Set problem: Return verbatim the inclusive range of lines running from the line that contains "Give me the matplotlib source for this chart." to the line that contains "0.05, 0.025, 0.0]". Omit every other line.

Entries shown:
## Begin

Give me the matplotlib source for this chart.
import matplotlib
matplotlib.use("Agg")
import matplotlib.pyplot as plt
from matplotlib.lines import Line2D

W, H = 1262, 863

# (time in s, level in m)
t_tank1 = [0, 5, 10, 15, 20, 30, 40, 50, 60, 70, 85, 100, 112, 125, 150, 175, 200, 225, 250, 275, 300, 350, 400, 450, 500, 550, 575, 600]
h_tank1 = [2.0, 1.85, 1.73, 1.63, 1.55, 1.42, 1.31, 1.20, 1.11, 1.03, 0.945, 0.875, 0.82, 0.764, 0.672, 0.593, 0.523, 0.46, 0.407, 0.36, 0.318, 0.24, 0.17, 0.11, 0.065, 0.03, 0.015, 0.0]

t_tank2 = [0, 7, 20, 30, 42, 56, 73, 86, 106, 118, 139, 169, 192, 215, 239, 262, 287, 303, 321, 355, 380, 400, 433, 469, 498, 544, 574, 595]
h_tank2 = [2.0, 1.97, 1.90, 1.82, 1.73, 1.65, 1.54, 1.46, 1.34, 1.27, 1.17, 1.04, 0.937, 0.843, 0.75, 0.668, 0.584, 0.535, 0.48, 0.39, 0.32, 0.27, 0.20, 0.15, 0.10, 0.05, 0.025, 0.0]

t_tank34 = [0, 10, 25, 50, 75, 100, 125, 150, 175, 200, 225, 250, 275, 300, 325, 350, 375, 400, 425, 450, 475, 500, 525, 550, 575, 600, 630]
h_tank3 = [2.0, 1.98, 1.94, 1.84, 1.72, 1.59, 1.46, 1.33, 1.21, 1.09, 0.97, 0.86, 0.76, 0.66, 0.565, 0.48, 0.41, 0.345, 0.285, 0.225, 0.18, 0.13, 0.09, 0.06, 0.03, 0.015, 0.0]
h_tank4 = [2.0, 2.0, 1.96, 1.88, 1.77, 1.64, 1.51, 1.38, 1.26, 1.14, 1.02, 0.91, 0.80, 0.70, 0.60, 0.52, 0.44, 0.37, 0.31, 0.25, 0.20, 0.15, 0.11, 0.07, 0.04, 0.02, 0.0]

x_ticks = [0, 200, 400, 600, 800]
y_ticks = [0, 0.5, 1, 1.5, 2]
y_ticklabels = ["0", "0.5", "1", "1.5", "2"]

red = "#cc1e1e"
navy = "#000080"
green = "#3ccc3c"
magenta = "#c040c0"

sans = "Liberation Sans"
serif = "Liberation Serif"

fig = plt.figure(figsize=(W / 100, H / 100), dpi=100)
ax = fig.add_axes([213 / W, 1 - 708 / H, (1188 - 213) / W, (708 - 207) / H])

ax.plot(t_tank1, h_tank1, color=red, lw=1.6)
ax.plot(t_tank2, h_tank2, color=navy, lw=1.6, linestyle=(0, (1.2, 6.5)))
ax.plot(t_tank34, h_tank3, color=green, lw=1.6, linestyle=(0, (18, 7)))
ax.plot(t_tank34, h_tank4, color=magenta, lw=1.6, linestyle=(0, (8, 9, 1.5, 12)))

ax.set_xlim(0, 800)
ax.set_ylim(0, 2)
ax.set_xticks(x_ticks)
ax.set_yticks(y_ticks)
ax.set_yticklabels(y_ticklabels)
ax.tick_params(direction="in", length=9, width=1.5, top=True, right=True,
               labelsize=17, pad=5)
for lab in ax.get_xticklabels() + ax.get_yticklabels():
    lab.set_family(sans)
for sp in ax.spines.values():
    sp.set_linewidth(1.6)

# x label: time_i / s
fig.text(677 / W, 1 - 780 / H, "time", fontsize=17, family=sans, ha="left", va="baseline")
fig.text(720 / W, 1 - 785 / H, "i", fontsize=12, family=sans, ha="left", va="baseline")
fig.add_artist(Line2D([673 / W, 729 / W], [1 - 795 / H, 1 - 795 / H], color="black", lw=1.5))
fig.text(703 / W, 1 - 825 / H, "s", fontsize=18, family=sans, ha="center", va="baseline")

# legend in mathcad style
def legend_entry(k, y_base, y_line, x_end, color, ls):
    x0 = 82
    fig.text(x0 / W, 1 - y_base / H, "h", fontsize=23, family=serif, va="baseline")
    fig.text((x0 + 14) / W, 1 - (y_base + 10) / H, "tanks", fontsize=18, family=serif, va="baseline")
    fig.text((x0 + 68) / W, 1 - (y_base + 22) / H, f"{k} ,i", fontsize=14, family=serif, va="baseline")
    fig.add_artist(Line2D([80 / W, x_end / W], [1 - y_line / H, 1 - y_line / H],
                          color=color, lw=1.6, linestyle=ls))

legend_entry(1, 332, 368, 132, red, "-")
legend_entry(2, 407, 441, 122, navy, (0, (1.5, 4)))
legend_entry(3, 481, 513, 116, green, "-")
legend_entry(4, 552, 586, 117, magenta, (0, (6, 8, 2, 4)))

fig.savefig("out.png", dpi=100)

## End
## Begin

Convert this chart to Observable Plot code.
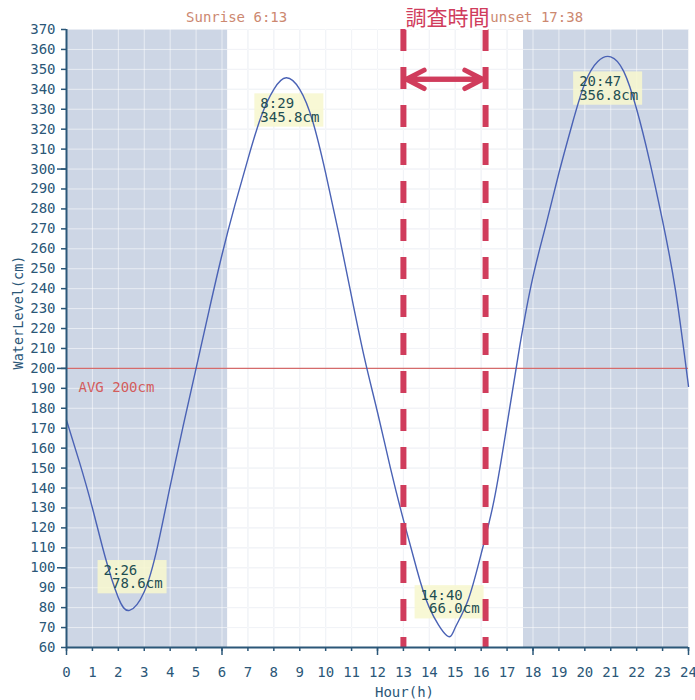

## End

Result for this task:
Give me the matplotlib source for this chart.
import matplotlib
matplotlib.use("Agg")
import matplotlib.pyplot as plt
from matplotlib.lines import Line2D

W, H = 1262, 863

# (time in s, level in m)
t_tank1 = [0, 5, 10, 15, 20, 30, 40, 50, 60, 70, 85, 100, 112, 125, 150, 175, 200, 225, 250, 275, 300, 350, 400, 450, 500, 550, 575, 600]
h_tank1 = [2.0, 1.85, 1.73, 1.63, 1.55, 1.42, 1.31, 1.20, 1.11, 1.03, 0.945, 0.875, 0.82, 0.764, 0.672, 0.593, 0.523, 0.46, 0.407, 0.36, 0.318, 0.24, 0.17, 0.11, 0.065, 0.03, 0.015, 0.0]

t_tank2 = [0, 7, 20, 30, 42, 56, 73, 86, 106, 118, 139, 169, 192, 215, 239, 262, 287, 303, 321, 355, 380, 400, 433, 469, 498, 544, 574, 595]
h_tank2 = [2.0, 1.97, 1.90, 1.82, 1.73, 1.65, 1.54, 1.46, 1.34, 1.27, 1.17, 1.04, 0.937, 0.843, 0.75, 0.668, 0.584, 0.535, 0.48, 0.39, 0.32, 0.27, 0.20, 0.15, 0.10, 0.05, 0.025, 0.0]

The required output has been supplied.